Let $p$ be a prime in $\mathbb{Z}$. The p-adic order or p-adic valuation for $\mathbb{Z}$ is defined as $\nu_p : \mathbb{Z} \rightarrow \mathbb{N}$ such that \begin{equation*} \nu_p(n) =\begin{cases} \max\{v \in \mathbb{N} : p^{v}|n \} & \text{if } n \neq 0\\ \infty & \text{if } n=0\\ \end{cases} \end{equation*}
Now, consider $S$ to be a set of uniformly distributed random integers. Then we have $$ \nu_p(S) = \frac{1}{p} + \frac{1}{p^2} + \dots = \frac{1}{p-1}$$
I have been trying to figure this out for a while, but I don't how ? Am I missing something obvious here? Any hints would be welcome !

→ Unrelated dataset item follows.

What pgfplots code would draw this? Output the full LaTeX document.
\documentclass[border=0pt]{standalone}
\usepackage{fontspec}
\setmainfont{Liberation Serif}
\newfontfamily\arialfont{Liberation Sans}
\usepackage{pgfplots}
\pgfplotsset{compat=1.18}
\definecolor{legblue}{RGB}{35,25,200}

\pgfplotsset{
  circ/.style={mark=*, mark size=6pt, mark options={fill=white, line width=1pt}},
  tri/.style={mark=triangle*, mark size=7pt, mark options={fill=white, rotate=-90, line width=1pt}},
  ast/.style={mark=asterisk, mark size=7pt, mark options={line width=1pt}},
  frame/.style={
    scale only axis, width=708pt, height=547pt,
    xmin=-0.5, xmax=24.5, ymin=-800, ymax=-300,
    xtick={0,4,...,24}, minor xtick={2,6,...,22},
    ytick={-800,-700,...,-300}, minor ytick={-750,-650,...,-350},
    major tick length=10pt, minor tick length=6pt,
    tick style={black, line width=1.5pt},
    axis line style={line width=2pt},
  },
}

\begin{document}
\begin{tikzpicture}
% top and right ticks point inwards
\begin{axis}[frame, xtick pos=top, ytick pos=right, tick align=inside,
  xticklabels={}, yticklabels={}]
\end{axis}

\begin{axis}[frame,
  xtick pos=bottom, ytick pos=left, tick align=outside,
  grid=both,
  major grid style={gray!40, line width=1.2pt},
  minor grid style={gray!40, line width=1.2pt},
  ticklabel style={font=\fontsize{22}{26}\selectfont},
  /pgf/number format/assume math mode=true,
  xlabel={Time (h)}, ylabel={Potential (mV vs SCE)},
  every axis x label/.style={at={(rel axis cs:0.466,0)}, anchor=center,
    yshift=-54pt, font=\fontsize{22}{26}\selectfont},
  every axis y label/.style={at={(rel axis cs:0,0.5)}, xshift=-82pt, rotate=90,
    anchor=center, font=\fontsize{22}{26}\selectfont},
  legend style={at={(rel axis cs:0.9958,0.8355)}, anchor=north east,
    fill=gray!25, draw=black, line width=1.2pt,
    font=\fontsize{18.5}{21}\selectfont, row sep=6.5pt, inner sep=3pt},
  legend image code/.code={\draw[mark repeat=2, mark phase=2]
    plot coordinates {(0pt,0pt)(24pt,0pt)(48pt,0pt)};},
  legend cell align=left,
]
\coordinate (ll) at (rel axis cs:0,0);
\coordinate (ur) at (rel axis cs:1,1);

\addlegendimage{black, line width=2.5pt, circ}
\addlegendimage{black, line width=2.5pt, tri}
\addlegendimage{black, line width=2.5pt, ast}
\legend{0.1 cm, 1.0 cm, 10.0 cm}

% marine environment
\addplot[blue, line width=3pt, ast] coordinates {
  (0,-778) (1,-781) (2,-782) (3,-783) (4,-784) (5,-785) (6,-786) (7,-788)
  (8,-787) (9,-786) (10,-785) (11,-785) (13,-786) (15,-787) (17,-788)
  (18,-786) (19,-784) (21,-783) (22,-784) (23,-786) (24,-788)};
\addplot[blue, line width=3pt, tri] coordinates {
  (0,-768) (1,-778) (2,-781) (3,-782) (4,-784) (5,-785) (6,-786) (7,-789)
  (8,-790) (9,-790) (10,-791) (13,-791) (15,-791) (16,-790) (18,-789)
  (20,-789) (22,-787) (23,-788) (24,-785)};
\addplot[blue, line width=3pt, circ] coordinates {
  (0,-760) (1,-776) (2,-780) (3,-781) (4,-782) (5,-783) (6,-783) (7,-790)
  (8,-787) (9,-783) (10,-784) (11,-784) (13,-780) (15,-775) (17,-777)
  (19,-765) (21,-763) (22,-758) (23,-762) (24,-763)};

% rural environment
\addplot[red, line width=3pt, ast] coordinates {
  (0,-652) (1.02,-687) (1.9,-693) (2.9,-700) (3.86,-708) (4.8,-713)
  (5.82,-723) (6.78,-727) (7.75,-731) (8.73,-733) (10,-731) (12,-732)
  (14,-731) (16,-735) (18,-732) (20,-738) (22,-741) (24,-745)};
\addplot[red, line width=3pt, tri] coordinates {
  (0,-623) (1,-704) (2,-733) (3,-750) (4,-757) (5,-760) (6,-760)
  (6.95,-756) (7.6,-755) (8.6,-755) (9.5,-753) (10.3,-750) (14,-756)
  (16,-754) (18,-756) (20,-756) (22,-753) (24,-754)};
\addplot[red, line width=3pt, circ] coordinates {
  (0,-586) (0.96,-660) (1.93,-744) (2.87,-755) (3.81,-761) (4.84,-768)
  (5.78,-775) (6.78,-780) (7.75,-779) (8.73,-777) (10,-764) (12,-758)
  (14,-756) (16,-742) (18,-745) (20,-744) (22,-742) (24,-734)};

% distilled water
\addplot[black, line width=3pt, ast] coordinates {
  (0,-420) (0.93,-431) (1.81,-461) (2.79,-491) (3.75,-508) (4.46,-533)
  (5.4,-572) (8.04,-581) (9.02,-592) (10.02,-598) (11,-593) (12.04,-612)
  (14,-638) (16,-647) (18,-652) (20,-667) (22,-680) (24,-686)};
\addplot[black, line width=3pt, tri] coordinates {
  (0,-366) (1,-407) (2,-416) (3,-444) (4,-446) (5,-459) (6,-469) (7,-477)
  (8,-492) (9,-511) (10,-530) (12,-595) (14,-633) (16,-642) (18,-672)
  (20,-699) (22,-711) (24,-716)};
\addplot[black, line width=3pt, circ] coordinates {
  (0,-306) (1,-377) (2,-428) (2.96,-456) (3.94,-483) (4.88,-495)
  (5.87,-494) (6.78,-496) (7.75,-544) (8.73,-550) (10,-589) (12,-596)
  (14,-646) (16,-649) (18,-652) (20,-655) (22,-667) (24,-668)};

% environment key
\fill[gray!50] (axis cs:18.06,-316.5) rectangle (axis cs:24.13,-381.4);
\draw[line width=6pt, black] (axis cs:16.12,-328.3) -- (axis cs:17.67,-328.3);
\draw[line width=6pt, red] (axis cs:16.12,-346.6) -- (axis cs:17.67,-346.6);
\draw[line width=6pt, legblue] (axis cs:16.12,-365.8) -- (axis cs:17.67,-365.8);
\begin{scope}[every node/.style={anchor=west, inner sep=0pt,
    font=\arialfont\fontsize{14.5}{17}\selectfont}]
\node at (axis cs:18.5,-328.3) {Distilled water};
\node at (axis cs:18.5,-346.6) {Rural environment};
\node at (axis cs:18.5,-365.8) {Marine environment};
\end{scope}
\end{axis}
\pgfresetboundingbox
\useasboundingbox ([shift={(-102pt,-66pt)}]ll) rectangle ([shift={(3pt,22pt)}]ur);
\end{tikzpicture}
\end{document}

It appears to me that $\nu_p(S)$ is intended to be the expected $p$-adic valuation of a member of $S$ chosen at random with uniform probability. I’m no probabilist, but the reasoning must be something along the following lines.

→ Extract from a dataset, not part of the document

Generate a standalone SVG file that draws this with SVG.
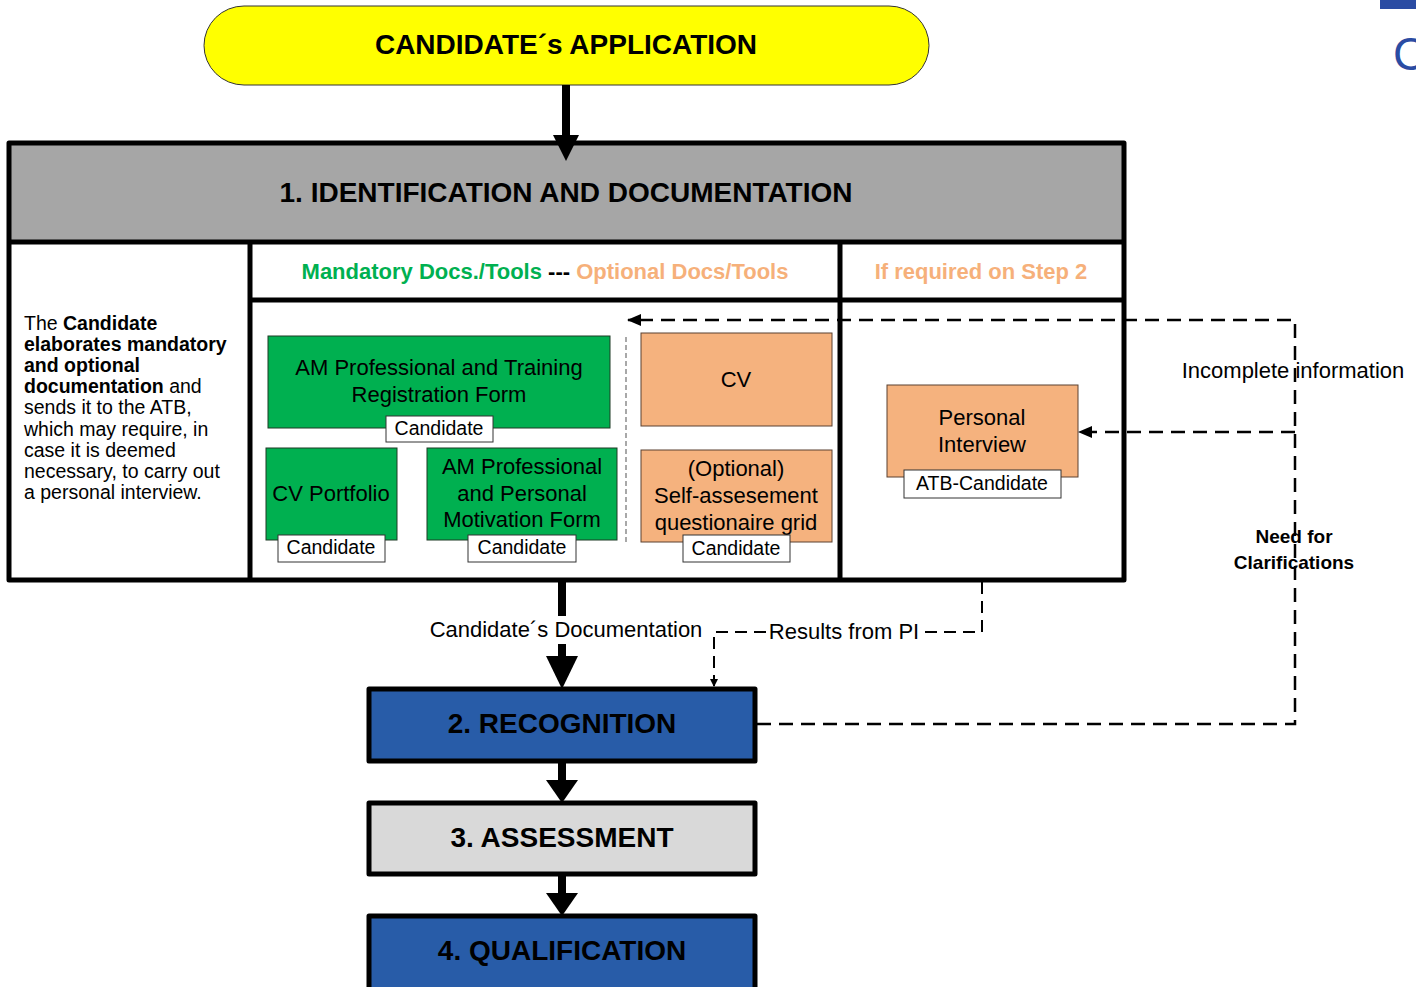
<svg xmlns="http://www.w3.org/2000/svg" width="1416" height="987" viewBox="0 0 1416 987">
  <style>
    text { font-family: "Liberation Sans", Arial, sans-serif; fill: #000; }
    .c { text-anchor: middle; }
    .b { font-weight: bold; }
    .title { font-size: 28px; font-weight: bold; text-anchor: middle; }
    .doc { font-size: 22px; text-anchor: middle; }
    .tag { font-size: 19.5px; text-anchor: middle; }
    .frame { fill: none; stroke: #000; stroke-width: 5; stroke-linejoin: round; }
    .green { fill: #00b050; stroke: #1c3b24; stroke-width: 1; }
    .orange { fill: #f5b27e; stroke: #5a4030; stroke-width: 1; }
    .tagbox { fill: #fff; stroke: #333; stroke-width: 1; }
    .thick { stroke: #000; stroke-width: 8; fill: none; }
    .dash { stroke: #000; stroke-width: 2.5; fill: none; stroke-dasharray: 14 8; }
    .dash2 { stroke: #000; stroke-width: 2; fill: none; stroke-dasharray: 12 7; }
  </style>
  <defs>
    <marker id="headSmall" markerWidth="8" markerHeight="8" refX="7" refY="4" orient="auto" markerUnits="userSpaceOnUse">
      <path d="M0,0 L8,4 L0,8 Z" fill="#000"/>
    </marker>
    <marker id="headMid" markerWidth="14" markerHeight="12" refX="13" refY="6" orient="auto" markerUnits="userSpaceOnUse">
      <path d="M0,0 L14,6 L0,12 Z" fill="#000"/>
    </marker>
  </defs>

  <rect width="1416" height="987" fill="#fff"/>

  <!-- page furniture at the top-right edge -->
  <rect x="1380" y="0" width="36" height="9" fill="#2b4ca3"/>
  <text x="1393" y="70" font-size="46" fill="#2b4ca3" style="fill:#2b4ca3">C</text>

  <!-- start node -->
  <g id="application">
    <rect x="204" y="6" width="725" height="79" rx="40" ry="40" fill="#ffff00" stroke="#333" stroke-width="1"/>
    <text class="title" x="566" y="54">CANDIDATE´s APPLICATION</text>
  </g>

  <!-- step 1 frame -->
  <g id="step1">
    <rect x="9" y="143" width="1115" height="99" fill="#a6a6a6"/>
    <rect x="9" y="242" width="1115" height="338" fill="#fff"/>
    <text class="title" x="566" y="202">1. IDENTIFICATION AND DOCUMENTATION</text>
    <rect class="frame" x="9" y="143" width="1115" height="437"/>
    <line x1="9" y1="242" x2="1124" y2="242" stroke="#000" stroke-width="5"/>
    <line x1="250" y1="242" x2="250" y2="580" stroke="#000" stroke-width="5"/>
    <line x1="840" y1="242" x2="840" y2="580" stroke="#000" stroke-width="5"/>
    <line x1="250" y1="300" x2="1124" y2="300" stroke="#000" stroke-width="5"/>
    <text x="545" y="279" font-size="22" class="c b"><tspan style="fill:#00b050">Mandatory Docs./Tools</tspan> --- <tspan style="fill:#f6b07a">Optional Docs/Tools</tspan></text>
    <text x="981" y="279" font-size="22" class="c b" style="fill:#f6b07a">If required on Step 2</text>
    <line x1="626" y1="337" x2="626" y2="543" stroke="#8c8c8c" stroke-width="1.5" stroke-dasharray="5 3"/>
  </g>

  <!-- explanation text -->
  <g id="step1-note" font-size="19.5">
    <text x="24" y="330">The <tspan class="b">Candidate</tspan></text>
    <text x="24" y="351" class="b">elaborates mandatory</text>
    <text x="24" y="372" class="b">and optional</text>
    <text x="24" y="393"><tspan class="b">documentation</tspan> and</text>
    <text x="24" y="414">sends it to the ATB,</text>
    <text x="24" y="436">which may require, in</text>
    <text x="24" y="457">case it is deemed</text>
    <text x="24" y="478">necessary, to carry out</text>
    <text x="24" y="499">a personal interview.</text>
  </g>

  <!-- mandatory documents -->
  <g id="doc-registration">
    <rect class="green" x="268" y="336" width="342" height="92"/>
    <text class="doc" x="439" y="375">AM Professional and Training</text>
    <text class="doc" x="439" y="402">Registration Form</text>
    <rect class="tagbox" x="386" y="416" width="107" height="26"/>
    <text class="tag" x="439" y="435">Candidate</text>
  </g>
  <g id="doc-portfolio">
    <rect class="green" x="266" y="448" width="131" height="92"/>
    <text class="doc" x="331" y="501">CV Portfolio</text>
    <rect class="tagbox" x="278" y="535" width="107" height="27"/>
    <text class="tag" x="331" y="554">Candidate</text>
  </g>
  <g id="doc-motivation">
    <rect class="green" x="427" y="448" width="190" height="92"/>
    <text class="doc" x="522" y="474">AM Professional</text>
    <text class="doc" x="522" y="501">and Personal</text>
    <text class="doc" x="522" y="527">Motivation Form</text>
    <rect class="tagbox" x="468" y="535" width="108" height="27"/>
    <text class="tag" x="522" y="554">Candidate</text>
  </g>

  <!-- optional documents -->
  <g id="doc-cv">
    <rect class="orange" x="641" y="333" width="191" height="93"/>
    <text class="doc" x="736" y="387">CV</text>
  </g>
  <g id="doc-selfassessment">
    <rect class="orange" x="641" y="450" width="191" height="92"/>
    <text class="doc" x="736" y="476">(Optional)</text>
    <text class="doc" x="736" y="503">Self-assesement</text>
    <text class="doc" x="736" y="530">questionaire grid</text>
    <rect class="tagbox" x="683" y="535" width="107" height="27"/>
    <text class="tag" x="736" y="555">Candidate</text>
  </g>

  <!-- interview -->
  <g id="personal-interview">
    <rect class="orange" x="887" y="385" width="191" height="92"/>
    <text class="doc" x="982" y="425">Personal</text>
    <text class="doc" x="982" y="452">Interview</text>
    <rect class="tagbox" x="904" y="470" width="157" height="28"/>
    <text class="tag" x="982" y="490">ATB-Candidate</text>
  </g>

  <!-- later steps -->
  <g id="recognition">
    <rect x="369" y="689" width="386" height="72" fill="#285ca8" stroke="#000" stroke-width="5" stroke-linejoin="round"/>
    <text class="title" x="562" y="733">2. RECOGNITION</text>
  </g>
  <g id="assessment">
    <rect x="369" y="803" width="386" height="71" fill="#d9d9d9" stroke="#000" stroke-width="5" stroke-linejoin="round"/>
    <text class="title" x="562" y="847">3. ASSESSMENT</text>
  </g>
  <g id="qualification">
    <rect x="369" y="916" width="386" height="80" fill="#285ca8" stroke="#000" stroke-width="5" stroke-linejoin="round"/>
    <text class="title" x="562" y="960">4. QUALIFICATION</text>
  </g>

  <!-- connectors -->
  <g id="connectors">
    <!-- application to step 1 -->
    <line class="thick" x1="566" y1="85" x2="566" y2="138" stroke-width="7"/>
    <path d="M553,135 L579,135 L566,161 Z" fill="#000"/>

    <!-- documentation to recognition -->
    <line class="thick" x1="562" y1="580" x2="562" y2="616" stroke-width="9"/>
    <line class="thick" x1="562" y1="644" x2="562" y2="658" stroke-width="9"/>
    <path d="M546,656 L578,656 L562,689 Z" fill="#000"/>

    <!-- recognition to assessment -->
    <line class="thick" x1="562" y1="761" x2="562" y2="782" stroke-width="9"/>
    <path d="M546,780 L578,780 L562,803 Z" fill="#000"/>

    <!-- assessment to qualification -->
    <line class="thick" x1="562" y1="874" x2="562" y2="895" stroke-width="9"/>
    <path d="M546,893 L578,893 L562,916 Z" fill="#000"/>

    <!-- interview results -->
    <path class="dash2" d="M982,582 V632 H922"/>
    <path class="dash2" d="M766,632 H714 V686" marker-end="url(#headSmall)"/>

    <!-- clarification loop -->
    <path class="dash" d="M757,724 H1295 V320 H628" marker-end="url(#headMid)"/>
    <path class="dash" d="M1295,432 H1079" marker-end="url(#headMid)"/>
  </g>

  <!-- connector labels -->
  <g id="connector-labels">
    <text x="566" y="637" font-size="22" class="c">Candidate´s Documentation</text>
    <text x="844" y="639" font-size="22" class="c">Results from PI</text>
    <text x="1293" y="378" font-size="22" class="c">Incomplete information</text>
    <text x="1294" y="543" font-size="19" class="c b">Need for</text>
    <text x="1294" y="569" font-size="19" class="c b">Clarifications</text>
  </g>
</svg>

Say $S$ is finite, of cardinality $n$. For $k\ge 1$ you expect about $\frac{n}{p^k}$ members of $S$ to be divisible by $p^k$. If $s\in S$ and $\nu_p(s)=m$, $s$ is divisible by $p^k$ for $k=1,\ldots,m$, so
$$\begin{align*} \sum_{s\in S}\nu_p(s)&=\sum_{s\in S}\sum_{k=1}^{\nu_p(s)}1\\ &=\sum_{k\ge 1}\sum_{s\in S}\left[p^k\mid s\right]\\ &\approx\sum_{k\ge 1}\frac{n}{p^k}\;, \end{align*}$$
and the expected $p$-adic valuation of a randomly chosen member of $S$ is therefore approximately
$$\frac1n\sum_{k\ge 1}\frac{n}{p^k}=\sum_{k\ge 1}\frac1{p^k}=\frac1{p-1}\;.$$
(Here $\left[p^k\mid s\right]$ is an Iverson bracket.)